→ SHORT TASK
Retype each line of the material exactly, please, skipping any picture in it.

→ DATA PROVIDED

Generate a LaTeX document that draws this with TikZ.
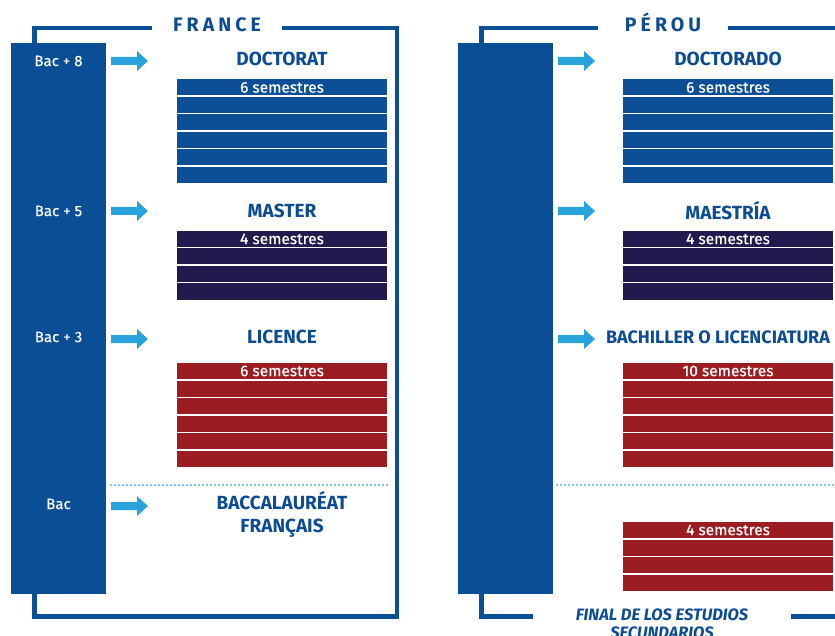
\documentclass[tikz,border=0pt]{standalone}
\usepackage{fontspec}
\setmainfont{Fira Sans}
\definecolor{frameblue}{HTML}{0B4F97}
\definecolor{barblue}{HTML}{0A4E96}
\definecolor{arrowblue}{HTML}{29A3DC}
\definecolor{titleblue}{HTML}{0D4C92}
\definecolor{stackblue}{HTML}{0D4F96}
\definecolor{stacknavy}{HTML}{211A4F}
\definecolor{stackred}{HTML}{9B1C21}
\begin{document}
\begin{tikzpicture}[x=1pt,y=-1pt,
  frameline/.style={draw=frameblue,line width=4.5pt},
  levelbar/.style={fill=barblue,draw=none,minimum width=95pt,minimum height=551pt,inner sep=0pt,anchor=north west},
  baclabel/.style={text=white,font=\fontsize{15}{17}\selectfont\addfontfeature{FakeBold=0.4}},
  title/.style={text=titleblue,font=\fontsize{19}{23}\selectfont\bfseries,align=center},
  country/.style={text=titleblue,anchor=base,font=\fontsize{19.5}{21}\selectfont\bfseries\addfontfeature{LetterSpace=21}},
  rowbox/.style={draw=none,minimum width=210pt,minimum height=16pt,inner sep=0pt},
  semlabel/.style={text=white,font=\fontsize{15.5}{16}\selectfont\addfontfeature{FakeBold=0.5}},
  goarrow/.style={fill=arrowblue,draw=none},
  dotline/.style={draw=arrowblue,line width=2pt,dash pattern=on 0pt off 4pt,line cap=round}
]
\useasboundingbox (0,0) rectangle (835,636);

% ---------- FRANCE frame ----------
\draw[frameline] (152,28) -- (34.5,28) -- (34.5,616.5) -- (397,616.5) -- (397,28) -- (282,28);
\node[country] (fr) at (217,31.5) {FRANCE};

% ---------- PEROU frame ----------
\draw[frameline] (598,28) -- (481.5,28) -- (481.5,616.5) -- (533,616.5);
\draw[frameline] (728,28) -- (835,28);
\draw[frameline] (791,616.5) -- (835,616.5);
\node[country] (pe) at (663,31.5) {PÉROU};
\node[text=titleblue,font=\fontsize{16.5}{17.5}\selectfont\bfseries\itshape,align=center] (fin) at (662,624)
  {FINAL DE LOS ESTUDIOS\\SECUNDARIOS};

% ---------- level bars ----------
\node[levelbar] (frbar) at (11,43) {};
\node[levelbar] (pebar) at (458,43) {};

\node[baclabel] (b8) at (58.5,61) {Bac + 8};
\node[baclabel] (b5) at (58.5,211) {Bac + 5};
\node[baclabel] (b3) at (58.5,337) {Bac + 3};
\node[baclabel] (b0) at (58.5,504) {Bac};

% ---------- arrows ----------
\foreach \xx/\yy in {111/61,111/211,111/339,111/506,558/61,558/211,558/339}{
  \fill[goarrow] (\xx,\yy-4) -- (\xx+26,\yy-4) -- (\xx+26,\yy-10) -- (\xx+37,\yy) -- (\xx+26,\yy+10) -- (\xx+26,\yy+4) -- (\xx,\yy+4) -- cycle;
}

% ---------- titles ----------
\node[title] (tdoc) at (282,59) {DOCTORAT};
\node[title] (tmas) at (282,211) {MASTER};
\node[title] (tlic) at (282,337) {LICENCE};
\node[title] (tbac) at (282,514.5) {BACCALAURÉAT\\FRANÇAIS};
\node[title] (tdoc2) at (728,59) {DOCTORADO};
\node[title] (tmae) at (728,211) {MAESTRÍA};
\node[title,font=\fontsize{18}{20}\selectfont\bfseries] (tbach) at (718,337) {BACHILLER O LICENCIATURA};

% ---------- stacks France ----------
\foreach \i in {0,...,5} \node[rowbox,fill=stackblue] (fd\i) at (282,87.5+17.5*\i) {};
\node[semlabel] (fdl) at (fd0) {6 semestres};
\foreach \i in {0,...,3} \node[rowbox,fill=stacknavy] (fm\i) at (282,239+17.5*\i) {};
\node[semlabel] (fml) at (fm0) {4 semestres};
\foreach \i in {0,...,5} \node[rowbox,fill=stackred] (fl\i) at (282,371+17.5*\i) {};
\node[semlabel] (fll) at (fl0) {6 semestres};

% ---------- stacks Peru ----------
\foreach \i in {0,...,5} \node[rowbox,fill=stackblue] (pd\i) at (728,87.5+17.5*\i) {};
\node[semlabel] (pdl) at (pd0) {6 semestres};
\foreach \i in {0,...,3} \node[rowbox,fill=stacknavy] (pm\i) at (728,239+17.5*\i) {};
\node[semlabel] (pml) at (pm0) {4 semestres};
\foreach \i in {0,...,5} \node[rowbox,fill=stackred] (pl\i) at (728,371+17.5*\i) {};
\node[semlabel] (pll) at (pl0) {10 semestres};
\foreach \i in {0,...,3} \node[rowbox,fill=stackred] (ps\i) at (728,530+17.5*\i) {};
\node[semlabel] (psl) at (ps0) {4 semestres};

% ---------- dotted separators ----------
\draw[dotline] (111,485) -- (387,485);
\draw[dotline] (557,485) -- (835,485);
\end{tikzpicture}
\end{document}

→ ANSWER FOR THIS EXERCISE
Generate a LaTeX document that draws this with TikZ.
\documentclass[tikz,border=0pt]{standalone}
\usepackage{fontspec}
\setmainfont{Fira Sans}
\definecolor{frameblue}{HTML}{0B4F97}
\definecolor{barblue}{HTML}{0A4E96}
\definecolor{arrowblue}{HTML}{29A3DC}
\definecolor{titleblue}{HTML}{0D4C92}
\definecolor{stackblue}{HTML}{0D4F96}
\definecolor{stacknavy}{HTML}{211A4F}
\definecolor{stackred}{HTML}{9B1C21}
\begin{document}
\begin{tikzpicture}[x=1pt,y=-1pt,
  frameline/.style={draw=frameblue,line width=4.5pt},
  levelbar/.style={fill=barblue,draw=none,minimum width=95pt,minimum height=551pt,inner sep=0pt,anchor=north west},
  baclabel/.style={text=white,font=\fontsize{15}{17}\selectfont\addfontfeature{FakeBold=0.4}},
  title/.style={text=titleblue,font=\fontsize{19}{23}\selectfont\bfseries,align=center},
  country/.style={text=titleblue,anchor=base,font=\fontsize{19.5}{21}\selectfont\bfseries\addfontfeature{LetterSpace=21}},
  rowbox/.style={draw=none,minimum width=210pt,minimum height=16pt,inner sep=0pt},
  semlabel/.style={text=white,font=\fontsize{15.5}{16}\selectfont\addfontfeature{FakeBold=0.5}},
  goarrow/.style={fill=arrowblue,draw=none},
  dotline/.style={draw=arrowblue,line width=2pt,dash pattern=on 0pt off 4pt,line cap=round}
]
\useasboundingbox (0,0) rectangle (835,636);

% ---------- FRANCE frame ----------
\draw[frameline] (152,28) -- (34.5,28) -- (34.5,616.5) -- (397,616.5) -- (397,28) -- (282,28);
\node[country] (fr) at (217,31.5) {FRANCE};

% ---------- PEROU frame ----------
\draw[frameline] (598,28) -- (481.5,28) -- (481.5,616.5) -- (533,616.5);
\draw[frameline] (728,28) -- (835,28);
\draw[frameline] (791,616.5) -- (835,616.5);
\node[country] (pe) at (663,31.5) {PÉROU};
\node[text=titleblue,font=\fontsize{16.5}{17.5}\selectfont\bfseries\itshape,align=center] (fin) at (662,624)
  {FINAL DE LOS ESTUDIOS\\SECUNDARIOS};

% ---------- level bars ----------
\node[levelbar] (frbar) at (11,43) {};
\node[levelbar] (pebar) at (458,43) {};

\node[baclabel] (b8) at (58.5,61) {Bac + 8};
\node[baclabel] (b5) at (58.5,211) {Bac + 5};
\node[baclabel] (b3) at (58.5,337) {Bac + 3};
\node[baclabel] (b0) at (58.5,504) {Bac};

% ---------- arrows ----------
\foreach \xx/\yy in {111/61,111/211,111/339,111/506,558/61,558/211,558/339}{
  \fill[goarrow] (\xx,\yy-4) -- (\xx+26,\yy-4) -- (\xx+26,\yy-10) -- (\xx+37,\yy) -- (\xx+26,\yy+10) -- (\xx+26,\yy+4) -- (\xx,\yy+4) -- cycle;
}

% ---------- titles ----------
\node[title] (tdoc) at (282,59) {DOCTORAT};
\node[title] (tmas) at (282,211) {MASTER};
\node[title] (tlic) at (282,337) {LICENCE};
\node[title] (tbac) at (282,514.5) {BACCALAURÉAT\\FRANÇAIS};
\node[title] (tdoc2) at (728,59) {DOCTORADO};
\node[title] (tmae) at (728,211) {MAESTRÍA};
\node[title,font=\fontsize{18}{20}\selectfont\bfseries] (tbach) at (718,337) {BACHILLER O LICENCIATURA};

% ---------- stacks France ----------
\foreach \i in {0,...,5} \node[rowbox,fill=stackblue] (fd\i) at (282,87.5+17.5*\i) {};
\node[semlabel] (fdl) at (fd0) {6 semestres};
\foreach \i in {0,...,3} \node[rowbox,fill=stacknavy] (fm\i) at (282,239+17.5*\i) {};
\node[semlabel] (fml) at (fm0) {4 semestres};
\foreach \i in {0,...,5} \node[rowbox,fill=stackred] (fl\i) at (282,371+17.5*\i) {};
\node[semlabel] (fll) at (fl0) {6 semestres};

% ---------- stacks Peru ----------
\foreach \i in {0,...,5} \node[rowbox,fill=stackblue] (pd\i) at (728,87.5+17.5*\i) {};
\node[semlabel] (pdl) at (pd0) {6 semestres};
\foreach \i in {0,...,3} \node[rowbox,fill=stacknavy] (pm\i) at (728,239+17.5*\i) {};
\node[semlabel] (pml) at (pm0) {4 semestres};
\foreach \i in {0,...,5} \node[rowbox,fill=stackred] (pl\i) at (728,371+17.5*\i) {};
\node[semlabel] (pll) at (pl0) {10 semestres};
\foreach \i in {0,...,3} \node[rowbox,fill=stackred] (ps\i) at (728,530+17.5*\i) {};
\node[semlabel] (psl) at (ps0) {4 semestres};

% ---------- dotted separators ----------
\draw[dotline] (111,485) -- (387,485);
\draw[dotline] (557,485) -- (835,485);
\end{tikzpicture}
\end{document}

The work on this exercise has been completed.